• Exercise objective
Look at the data below and print exactly the lines from its first line through the line with "import plotly.graph_objects as go"; the pictures stay out of the copy.

• Provided material
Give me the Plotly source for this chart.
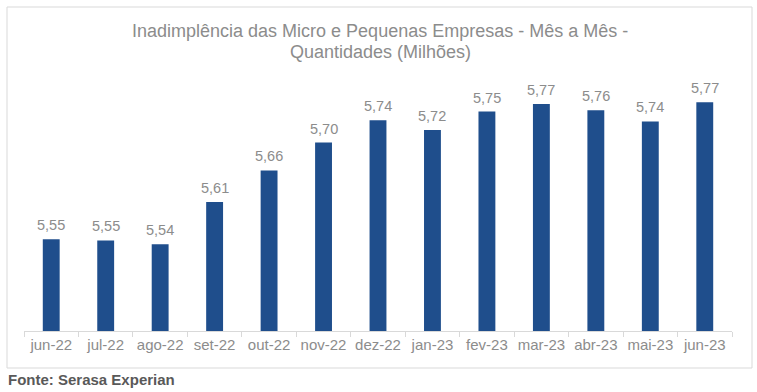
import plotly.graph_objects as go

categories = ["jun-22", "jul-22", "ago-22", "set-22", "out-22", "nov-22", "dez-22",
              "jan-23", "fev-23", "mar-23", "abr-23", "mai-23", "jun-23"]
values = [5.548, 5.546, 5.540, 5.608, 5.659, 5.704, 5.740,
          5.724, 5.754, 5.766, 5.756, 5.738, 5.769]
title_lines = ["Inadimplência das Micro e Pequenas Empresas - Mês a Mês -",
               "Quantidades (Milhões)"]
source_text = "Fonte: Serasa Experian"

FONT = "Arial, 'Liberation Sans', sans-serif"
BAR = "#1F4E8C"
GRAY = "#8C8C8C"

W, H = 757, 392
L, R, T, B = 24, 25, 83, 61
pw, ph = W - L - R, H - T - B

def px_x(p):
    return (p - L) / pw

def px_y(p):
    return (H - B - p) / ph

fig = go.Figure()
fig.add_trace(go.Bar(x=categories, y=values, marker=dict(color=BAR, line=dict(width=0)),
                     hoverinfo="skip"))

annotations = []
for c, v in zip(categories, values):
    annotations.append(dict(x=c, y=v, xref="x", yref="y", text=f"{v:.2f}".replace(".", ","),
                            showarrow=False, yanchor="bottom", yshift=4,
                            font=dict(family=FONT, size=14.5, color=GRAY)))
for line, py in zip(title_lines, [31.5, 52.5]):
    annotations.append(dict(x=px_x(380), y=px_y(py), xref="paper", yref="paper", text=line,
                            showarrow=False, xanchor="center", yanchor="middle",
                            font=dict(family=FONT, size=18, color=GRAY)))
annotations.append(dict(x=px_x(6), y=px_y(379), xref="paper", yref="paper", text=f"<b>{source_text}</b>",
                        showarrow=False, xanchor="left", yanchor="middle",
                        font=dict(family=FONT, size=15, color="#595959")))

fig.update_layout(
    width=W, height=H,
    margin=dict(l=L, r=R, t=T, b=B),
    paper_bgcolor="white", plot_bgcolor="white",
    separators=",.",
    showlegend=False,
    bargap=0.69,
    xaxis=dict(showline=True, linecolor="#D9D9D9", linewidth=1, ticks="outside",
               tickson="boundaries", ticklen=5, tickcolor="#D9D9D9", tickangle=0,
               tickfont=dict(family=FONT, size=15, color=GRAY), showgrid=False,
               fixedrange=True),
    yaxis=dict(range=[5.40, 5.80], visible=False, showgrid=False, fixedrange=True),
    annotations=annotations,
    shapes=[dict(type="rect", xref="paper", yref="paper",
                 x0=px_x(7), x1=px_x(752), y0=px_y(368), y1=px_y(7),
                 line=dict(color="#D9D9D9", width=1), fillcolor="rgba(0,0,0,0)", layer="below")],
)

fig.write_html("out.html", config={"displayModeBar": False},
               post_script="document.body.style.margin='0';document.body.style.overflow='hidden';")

• Exercise response
Give me the Plotly source for this chart.
import plotly.graph_objects as go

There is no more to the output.